Task
Write out each line exactly as given. Leave the pictures out of your copy.
## BEGIN Available records
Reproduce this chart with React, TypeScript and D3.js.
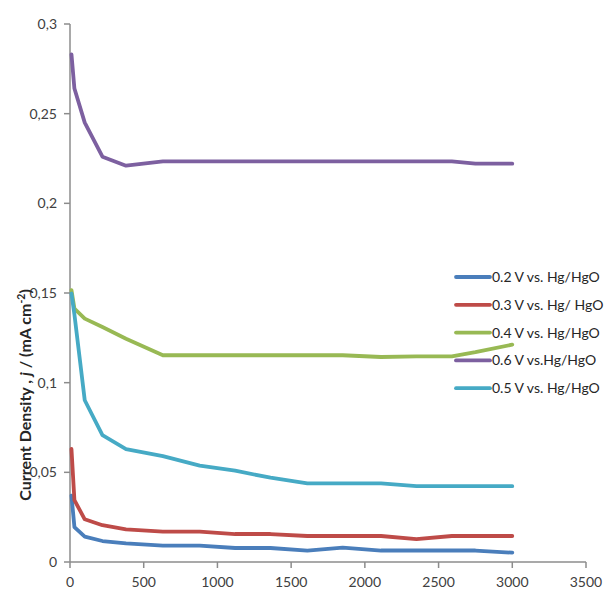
import React from "react";
import * as d3 from "d3";

const times = [10, 30, 100, 220, 380, 630, 880, 1120, 1360, 1610, 1850, 2110, 2350, 2590, 2750, 3000];
const v02 = [0.037, 0.0195, 0.0141, 0.0117, 0.0104, 0.0091, 0.0091, 0.0078, 0.0078, 0.0064, 0.008, 0.0064, 0.0064, 0.0064, 0.0064, 0.0052];
const v03 = [0.063, 0.0345, 0.0238, 0.0205, 0.0182, 0.0169, 0.0169, 0.0156, 0.0156, 0.0145, 0.0145, 0.0145, 0.0128, 0.0145, 0.0145, 0.0145];
const v04 = [0.1516, 0.1413, 0.1357, 0.131, 0.1245, 0.1153, 0.1153, 0.1153, 0.1153, 0.1153, 0.1153, 0.1143, 0.1147, 0.1147, 0.117, 0.1212];
const v06 = [0.283, 0.264, 0.245, 0.226, 0.221, 0.2234, 0.2234, 0.2234, 0.2234, 0.2234, 0.2234, 0.2234, 0.2234, 0.2234, 0.2221, 0.2221];
const v05 = [0.1497, 0.138, 0.0902, 0.0707, 0.063, 0.059, 0.0537, 0.0509, 0.047, 0.0438, 0.0438, 0.0438, 0.0423, 0.0423, 0.0423, 0.0423];

const seriesNames = ["0.2 V vs. Hg/HgO", "0.3 V vs. Hg/ HgO", "0.4 V vs. Hg/HgO", "0.6 V vs.Hg/HgO", "0.5 V vs. Hg/HgO"];
const seriesValues = [v02, v03, v04, v06, v05];
const seriesColors = ["#4A7EBB", "#BE4B48", "#98B954", "#7D60A0", "#46AAC5"];

const xTicks = [0, 500, 1000, 1500, 2000, 2500, 3000, 3500];
const yTicks = [0, 0.05, 0.1, 0.15, 0.2, 0.25, 0.3];
const yTickLabels = ["0", "0,05", "0,1", "0,15", "0,2", "0,25", "0,3"];

const W = 610;
const H = 589;

export default function App() {
  const x = d3.scaleLinear().domain([0, 3500]).range([70, 586]);
  const y = d3.scaleLinear().domain([0, 0.3]).range([562, 24]);
  const line = d3
    .line<number>()
    .x((_, i) => x(times[i]))
    .y((d) => y(d));
  const axisColor = "#8C8C8C";
  const font = "Lato, 'Open Sans', sans-serif";
  const legendX = 456;
  const legendY0 = 277;
  const legendStep = 27.8;

  return (
    <svg
      width={W}
      height={H}
      style={{ position: "absolute", left: 0, top: 0, background: "#fff" }}
      fontFamily={font}
    >
      <rect width={W} height={H} fill="#fff" />
      {/* axes */}
      <line x1={x(0)} x2={x(0)} y1={y(0.3)} y2={y(0)} stroke={axisColor} strokeWidth={1.5} />
      <line x1={x(0)} x2={x(3500)} y1={y(0)} y2={y(0)} stroke={axisColor} strokeWidth={1.5} />
      {yTicks.map((t, i) => (
        <g key={"yt" + i}>
          <line x1={x(0) - 6} x2={x(0)} y1={y(t)} y2={y(t)} stroke={axisColor} strokeWidth={1.5} />
          <text x={57} y={y(t)} dy="0.35em" textAnchor="end" fontSize={14} fill="#404040">
            {yTickLabels[i]}
          </text>
        </g>
      ))}
      {xTicks.map((t, i) => (
        <g key={"xt" + i}>
          <line x1={x(t)} x2={x(t)} y1={y(0)} y2={y(0) + 6} stroke={axisColor} strokeWidth={1.5} />
          <text x={x(t)} y={587} textAnchor="middle" fontSize={14} fill="#404040">
            {t}
          </text>
        </g>
      ))}
      {/* series */}
      {seriesValues.map((vals, i) => (
        <path
          key={"s" + i}
          d={line(vals) || ""}
          fill="none"
          stroke={seriesColors[i]}
          strokeWidth={3.8}
          strokeLinejoin="round"
          strokeLinecap="round"
        />
      ))}
      {/* legend */}
      {seriesNames.map((n, i) => (
        <g key={"l" + i}>
          <line
            x1={legendX}
            x2={legendX + 34}
            y1={legendY0 + i * legendStep}
            y2={legendY0 + i * legendStep}
            stroke={seriesColors[i]}
            strokeWidth={3.8}
            strokeLinecap="round"
          />
          <text x={legendX + 36} y={legendY0 + i * legendStep} dy="0.35em" fontSize={14} fill="#262626">
            {n}
          </text>
        </g>
      ))}
      {/* y title */}
      <text
        transform={`translate(31, 395) rotate(-90)`}
        textAnchor="middle"
        fontSize={16}
        fontWeight="bold"
        fill="#262626"
      >
        <tspan>Current Density , </tspan>
        <tspan fontStyle="italic">j</tspan>
        <tspan> / (mA cm</tspan>
        <tspan fontSize={10.5} dy={-6}>-2</tspan>
        <tspan dy={6}>)</tspan>
      </text>
    </svg>
  );
}
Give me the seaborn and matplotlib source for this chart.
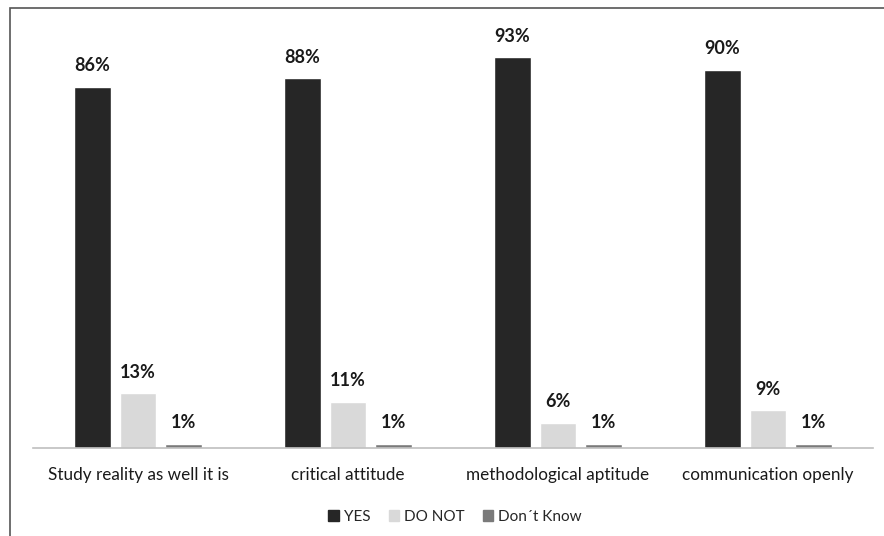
## END Available records
The completed task
Reproduce this chart with React, TypeScript and D3.js.
import React from "react";
import * as d3 from "d3";

const times = [10, 30, 100, 220, 380, 630, 880, 1120, 1360, 1610, 1850, 2110, 2350, 2590, 2750, 3000];
const v02 = [0.037, 0.0195, 0.0141, 0.0117, 0.0104, 0.0091, 0.0091, 0.0078, 0.0078, 0.0064, 0.008, 0.0064, 0.0064, 0.0064, 0.0064, 0.0052];
const v03 = [0.063, 0.0345, 0.0238, 0.0205, 0.0182, 0.0169, 0.0169, 0.0156, 0.0156, 0.0145, 0.0145, 0.0145, 0.0128, 0.0145, 0.0145, 0.0145];
const v04 = [0.1516, 0.1413, 0.1357, 0.131, 0.1245, 0.1153, 0.1153, 0.1153, 0.1153, 0.1153, 0.1153, 0.1143, 0.1147, 0.1147, 0.117, 0.1212];
const v06 = [0.283, 0.264, 0.245, 0.226, 0.221, 0.2234, 0.2234, 0.2234, 0.2234, 0.2234, 0.2234, 0.2234, 0.2234, 0.2234, 0.2221, 0.2221];
const v05 = [0.1497, 0.138, 0.0902, 0.0707, 0.063, 0.059, 0.0537, 0.0509, 0.047, 0.0438, 0.0438, 0.0438, 0.0423, 0.0423, 0.0423, 0.0423];

const seriesNames = ["0.2 V vs. Hg/HgO", "0.3 V vs. Hg/ HgO", "0.4 V vs. Hg/HgO", "0.6 V vs.Hg/HgO", "0.5 V vs. Hg/HgO"];
const seriesValues = [v02, v03, v04, v06, v05];
const seriesColors = ["#4A7EBB", "#BE4B48", "#98B954", "#7D60A0", "#46AAC5"];

const xTicks = [0, 500, 1000, 1500, 2000, 2500, 3000, 3500];
const yTicks = [0, 0.05, 0.1, 0.15, 0.2, 0.25, 0.3];
const yTickLabels = ["0", "0,05", "0,1", "0,15", "0,2", "0,25", "0,3"];

const W = 610;
const H = 589;

export default function App() {
  const x = d3.scaleLinear().domain([0, 3500]).range([70, 586]);
  const y = d3.scaleLinear().domain([0, 0.3]).range([562, 24]);
  const line = d3
    .line<number>()
    .x((_, i) => x(times[i]))
    .y((d) => y(d));
  const axisColor = "#8C8C8C";
  const font = "Lato, 'Open Sans', sans-serif";
  const legendX = 456;
  const legendY0 = 277;
  const legendStep = 27.8;

  return (
    <svg
      width={W}
      height={H}
      style={{ position: "absolute", left: 0, top: 0, background: "#fff" }}
      fontFamily={font}
    >
      <rect width={W} height={H} fill="#fff" />
      {/* axes */}
      <line x1={x(0)} x2={x(0)} y1={y(0.3)} y2={y(0)} stroke={axisColor} strokeWidth={1.5} />
      <line x1={x(0)} x2={x(3500)} y1={y(0)} y2={y(0)} stroke={axisColor} strokeWidth={1.5} />
      {yTicks.map((t, i) => (
        <g key={"yt" + i}>
          <line x1={x(0) - 6} x2={x(0)} y1={y(t)} y2={y(t)} stroke={axisColor} strokeWidth={1.5} />
          <text x={57} y={y(t)} dy="0.35em" textAnchor="end" fontSize={14} fill="#404040">
            {yTickLabels[i]}
          </text>
        </g>
      ))}
      {xTicks.map((t, i) => (
        <g key={"xt" + i}>
          <line x1={x(t)} x2={x(t)} y1={y(0)} y2={y(0) + 6} stroke={axisColor} strokeWidth={1.5} />
          <text x={x(t)} y={587} textAnchor="middle" fontSize={14} fill="#404040">
            {t}
          </text>
        </g>
      ))}
      {/* series */}
      {seriesValues.map((vals, i) => (
        <path
          key={"s" + i}
          d={line(vals) || ""}
          fill="none"
          stroke={seriesColors[i]}
          strokeWidth={3.8}
          strokeLinejoin="round"
          strokeLinecap="round"
        />
      ))}
      {/* legend */}
      {seriesNames.map((n, i) => (
        <g key={"l" + i}>
          <line
            x1={legendX}
            x2={legendX + 34}
            y1={legendY0 + i * legendStep}
            y2={legendY0 + i * legendStep}
            stroke={seriesColors[i]}
            strokeWidth={3.8}
            strokeLinecap="round"
          />
          <text x={legendX + 36} y={legendY0 + i * legendStep} dy="0.35em" fontSize={14} fill="#262626">
            {n}
          </text>
        </g>
      ))}
      {/* y title */}
      <text
        transform={`translate(31, 395) rotate(-90)`}
        textAnchor="middle"
        fontSize={16}
        fontWeight="bold"
        fill="#262626"
      >
        <tspan>Current Density , </tspan>
        <tspan fontStyle="italic">j</tspan>
        <tspan> / (mA cm</tspan>
        <tspan fontSize={10.5} dy={-6}>-2</tspan>
        <tspan dy={6}>)</tspan>
      </text>
    </svg>
  );
}
Give me the seaborn and matplotlib source for this chart.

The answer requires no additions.